Dr. Leslie Fang Weighs In

Regardless of the methods of this study, Dr. Fang does believe, that given the literature on this topic, “It’s difficult to find late prosthetic infection related to a dental procedure with organisms that come from dental floral in an acceptable timeframe.”

Dr. Fang makes the following recommendations with grades, as noted in his paper, “2015 ADA Council on Scientific Affairs Recommendations on Prosthetic Joint Infections.”

RECOMMENDATION 1:  Practitioner might consider changing the longstanding practice of prescribing prophylactic antibiotics for patients who undergo dental procedures.

  • This recommendation is founded on evidence that dental procedures are unrelated to prosthetic joint infection. Antibiotic prophylaxis does not reduce the risk of prosthetic joint infection.

GRADE:  Limited

  • Practitioners should be cautious in deciding whether or not to follow recommendations classified as limited.
  • Practitioners should exercise their judgment and be aware of emerging publications that report evidence.
  • Patient preference should have a substantial influencing role.

“Unfortunately, the Limited Grade of Recommendation leaves it as a free-for-all when it comes to the practical issues of pre-medication.  With the limited grade, the patient,  orthopedic surgeon, primary care physician and dental professional all can decide that the patient’s pre-medication needs. In practice, many orthopedic surgeons continue to insist on pre-medicating all joints forever, despite the total lack of evidence that there is any association between dental source of bacteremia and prosthetic joint infection.” (…Dr. Leslie Fang, “2015 ADA Council on Scientific Affairs Recommendations on Prosthetic Joint Infections.”)

American Dental Association Recommendations

According to the American Dental Association (ADA):

  • When compared with previous recommendations, there’s few patient subpopulations in which antibiotic prophylaxis might currently be indicated prior to specific dental procedures.
  • In patients with prosthetic joint implants, a January 2015 ADA clinical practice guideline, states, “In general, for patients with prosthetic joint implants, prophylactic antibiotics are not recommended prior to dental procedures to prevent prosthetic joint infection.”
  • According to the ADA Chairside Guide, patients with a history of complications arising from joint replacement surgery who are undergoing dental procedures that include “gingival manipulation or mucosal incision, prophylactic antibiotics should only be considered after consultation with the patient and orthopedic surgeon; in cases where antibiotics are deemed necessary, it is most appropriate that the orthopedic surgeon recommend the appropriate antibiotic regimen and, when reasonable, write the prescription.”

In Conclusion

While this particular study does support the theory that dental procedures are not associated with prosthetic joint implant infections, their methods were subjective. However, dentists can use this as an opportunity to further explore the use of antibiotic prophylaxis in patients with joint replacements as their overuse continues to carry the risk of anaphylaxis, antibiotic resistance, and opportunistic infections.
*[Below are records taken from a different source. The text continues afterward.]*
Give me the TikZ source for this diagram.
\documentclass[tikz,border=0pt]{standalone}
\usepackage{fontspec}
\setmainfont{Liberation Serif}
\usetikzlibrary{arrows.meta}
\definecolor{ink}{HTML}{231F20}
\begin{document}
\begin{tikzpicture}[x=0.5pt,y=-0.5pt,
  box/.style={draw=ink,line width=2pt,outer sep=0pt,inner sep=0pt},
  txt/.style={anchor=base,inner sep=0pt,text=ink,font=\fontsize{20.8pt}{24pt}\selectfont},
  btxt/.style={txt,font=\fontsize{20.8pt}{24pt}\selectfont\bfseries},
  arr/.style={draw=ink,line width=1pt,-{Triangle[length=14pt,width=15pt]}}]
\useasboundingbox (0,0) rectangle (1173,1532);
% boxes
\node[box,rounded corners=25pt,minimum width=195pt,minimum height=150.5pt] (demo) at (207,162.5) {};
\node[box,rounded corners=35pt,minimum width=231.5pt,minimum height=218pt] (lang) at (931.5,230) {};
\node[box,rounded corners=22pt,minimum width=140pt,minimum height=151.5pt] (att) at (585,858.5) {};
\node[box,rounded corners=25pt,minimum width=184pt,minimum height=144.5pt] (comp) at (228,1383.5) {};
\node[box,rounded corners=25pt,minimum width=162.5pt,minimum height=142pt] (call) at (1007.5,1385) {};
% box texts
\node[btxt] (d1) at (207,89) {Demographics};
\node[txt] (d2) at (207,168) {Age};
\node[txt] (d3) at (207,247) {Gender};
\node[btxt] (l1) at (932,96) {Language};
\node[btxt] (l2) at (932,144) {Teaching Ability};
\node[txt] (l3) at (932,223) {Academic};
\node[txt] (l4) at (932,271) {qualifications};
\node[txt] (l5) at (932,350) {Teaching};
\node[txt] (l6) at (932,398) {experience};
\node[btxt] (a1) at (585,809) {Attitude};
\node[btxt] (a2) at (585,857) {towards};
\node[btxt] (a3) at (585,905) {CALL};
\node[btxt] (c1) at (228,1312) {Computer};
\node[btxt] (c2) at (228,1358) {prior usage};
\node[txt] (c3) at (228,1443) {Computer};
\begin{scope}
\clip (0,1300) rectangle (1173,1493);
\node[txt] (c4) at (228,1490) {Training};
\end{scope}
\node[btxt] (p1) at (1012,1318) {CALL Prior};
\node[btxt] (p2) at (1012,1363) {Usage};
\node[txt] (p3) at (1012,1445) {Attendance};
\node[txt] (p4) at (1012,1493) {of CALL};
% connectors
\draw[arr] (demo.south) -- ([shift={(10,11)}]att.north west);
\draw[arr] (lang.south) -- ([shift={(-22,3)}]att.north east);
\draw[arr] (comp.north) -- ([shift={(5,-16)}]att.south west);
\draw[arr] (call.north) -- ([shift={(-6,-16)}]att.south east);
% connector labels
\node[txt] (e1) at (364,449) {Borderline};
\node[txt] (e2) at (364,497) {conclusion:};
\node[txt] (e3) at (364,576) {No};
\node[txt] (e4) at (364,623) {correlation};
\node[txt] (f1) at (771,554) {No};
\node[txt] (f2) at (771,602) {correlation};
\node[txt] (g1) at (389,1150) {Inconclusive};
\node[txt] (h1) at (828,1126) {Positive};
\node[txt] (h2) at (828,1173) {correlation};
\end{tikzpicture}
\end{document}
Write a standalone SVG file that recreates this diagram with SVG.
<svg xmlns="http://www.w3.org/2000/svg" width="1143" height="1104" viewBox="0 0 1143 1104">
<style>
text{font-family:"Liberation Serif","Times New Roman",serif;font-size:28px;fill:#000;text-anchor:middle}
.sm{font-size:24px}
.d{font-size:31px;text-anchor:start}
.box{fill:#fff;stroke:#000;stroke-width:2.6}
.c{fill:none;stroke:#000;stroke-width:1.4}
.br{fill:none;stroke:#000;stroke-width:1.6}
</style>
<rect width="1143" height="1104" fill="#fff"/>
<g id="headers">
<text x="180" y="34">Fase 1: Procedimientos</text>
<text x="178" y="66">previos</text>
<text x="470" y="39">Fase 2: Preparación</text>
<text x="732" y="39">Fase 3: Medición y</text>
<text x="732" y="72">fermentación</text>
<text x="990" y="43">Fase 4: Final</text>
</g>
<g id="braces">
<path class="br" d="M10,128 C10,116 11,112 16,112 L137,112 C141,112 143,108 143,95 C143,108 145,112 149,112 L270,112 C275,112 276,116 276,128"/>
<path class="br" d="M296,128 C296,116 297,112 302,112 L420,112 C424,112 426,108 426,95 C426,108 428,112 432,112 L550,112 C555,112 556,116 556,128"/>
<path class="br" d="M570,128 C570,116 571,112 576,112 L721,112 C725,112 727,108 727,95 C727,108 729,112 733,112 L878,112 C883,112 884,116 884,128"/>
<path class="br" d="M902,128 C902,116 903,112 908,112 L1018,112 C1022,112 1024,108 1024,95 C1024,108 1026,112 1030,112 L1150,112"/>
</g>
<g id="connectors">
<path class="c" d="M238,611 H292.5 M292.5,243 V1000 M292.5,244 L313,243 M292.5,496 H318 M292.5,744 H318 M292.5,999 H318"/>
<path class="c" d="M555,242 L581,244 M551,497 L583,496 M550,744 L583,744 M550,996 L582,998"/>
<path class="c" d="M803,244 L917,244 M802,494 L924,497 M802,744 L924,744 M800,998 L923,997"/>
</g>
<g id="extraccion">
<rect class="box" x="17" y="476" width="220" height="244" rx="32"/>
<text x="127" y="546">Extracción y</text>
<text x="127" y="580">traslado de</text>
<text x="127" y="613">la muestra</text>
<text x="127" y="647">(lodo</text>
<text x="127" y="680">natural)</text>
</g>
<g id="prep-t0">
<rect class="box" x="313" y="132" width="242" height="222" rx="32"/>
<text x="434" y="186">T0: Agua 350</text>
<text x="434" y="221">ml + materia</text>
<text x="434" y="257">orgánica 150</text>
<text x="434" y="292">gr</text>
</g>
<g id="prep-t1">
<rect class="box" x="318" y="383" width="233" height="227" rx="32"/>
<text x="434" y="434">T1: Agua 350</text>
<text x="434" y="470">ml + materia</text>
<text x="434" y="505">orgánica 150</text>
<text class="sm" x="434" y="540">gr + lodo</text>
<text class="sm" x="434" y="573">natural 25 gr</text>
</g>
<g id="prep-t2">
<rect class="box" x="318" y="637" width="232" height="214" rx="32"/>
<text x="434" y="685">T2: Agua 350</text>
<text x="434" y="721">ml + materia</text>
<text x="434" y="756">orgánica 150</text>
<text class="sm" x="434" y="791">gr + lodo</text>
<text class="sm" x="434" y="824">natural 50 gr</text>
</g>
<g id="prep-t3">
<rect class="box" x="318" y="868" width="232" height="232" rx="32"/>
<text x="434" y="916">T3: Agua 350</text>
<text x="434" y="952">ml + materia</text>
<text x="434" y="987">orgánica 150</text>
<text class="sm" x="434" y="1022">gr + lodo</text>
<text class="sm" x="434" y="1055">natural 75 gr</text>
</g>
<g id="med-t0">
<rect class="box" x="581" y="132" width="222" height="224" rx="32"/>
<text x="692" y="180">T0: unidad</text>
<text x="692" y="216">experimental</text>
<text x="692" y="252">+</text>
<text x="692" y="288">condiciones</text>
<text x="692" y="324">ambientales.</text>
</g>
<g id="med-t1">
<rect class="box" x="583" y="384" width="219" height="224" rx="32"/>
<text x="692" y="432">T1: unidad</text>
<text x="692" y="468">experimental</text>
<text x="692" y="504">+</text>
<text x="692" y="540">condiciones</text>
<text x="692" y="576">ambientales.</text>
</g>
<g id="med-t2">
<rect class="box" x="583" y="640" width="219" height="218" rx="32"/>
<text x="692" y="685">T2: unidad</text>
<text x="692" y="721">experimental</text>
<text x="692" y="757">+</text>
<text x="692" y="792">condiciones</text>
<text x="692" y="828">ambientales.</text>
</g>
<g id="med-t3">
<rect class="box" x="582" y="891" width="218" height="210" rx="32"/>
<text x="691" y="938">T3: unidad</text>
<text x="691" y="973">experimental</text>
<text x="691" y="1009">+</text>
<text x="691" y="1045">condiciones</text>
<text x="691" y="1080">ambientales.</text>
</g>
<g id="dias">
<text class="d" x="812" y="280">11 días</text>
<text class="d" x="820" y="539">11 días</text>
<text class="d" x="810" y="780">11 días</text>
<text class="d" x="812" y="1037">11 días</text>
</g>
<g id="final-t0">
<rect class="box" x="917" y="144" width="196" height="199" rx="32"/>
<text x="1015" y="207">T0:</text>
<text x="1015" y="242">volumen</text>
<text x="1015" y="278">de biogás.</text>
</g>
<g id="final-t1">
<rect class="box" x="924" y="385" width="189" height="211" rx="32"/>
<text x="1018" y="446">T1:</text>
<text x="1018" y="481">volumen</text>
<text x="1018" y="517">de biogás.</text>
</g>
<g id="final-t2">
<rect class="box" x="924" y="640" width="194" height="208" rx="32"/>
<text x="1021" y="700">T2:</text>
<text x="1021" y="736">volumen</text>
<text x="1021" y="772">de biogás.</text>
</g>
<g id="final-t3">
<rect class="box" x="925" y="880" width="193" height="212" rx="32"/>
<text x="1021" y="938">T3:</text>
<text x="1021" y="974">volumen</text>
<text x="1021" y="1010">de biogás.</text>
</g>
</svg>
The benefits of antibiotic prophylaxis may not always exceed the harms for certain patients, as individual circumstances and preferences should be considered when deciding whether or not to prescribe antibiotics prior to invasive dental procedures.

  1. Reference: Thornhill MH, Crum A, Rex S, et al. Analysis of Prosthetic Joint Infections Following Invasive Dental Procedures in England. JAMA Netw Open. 2022;5(1):e2142987. doi:10.1001/jamanetworkopen.2021.42987


Author: With over 12 years as a published journalist, editor, and writer Genni Burkhart’s career has spanned politics, healthcare, law, business finance, technology, and news. She resides on the western shores of the idyllic Puget Sound where she works as the Editor in Chief for the Incisor at DOCS Education out of Seattle, WA.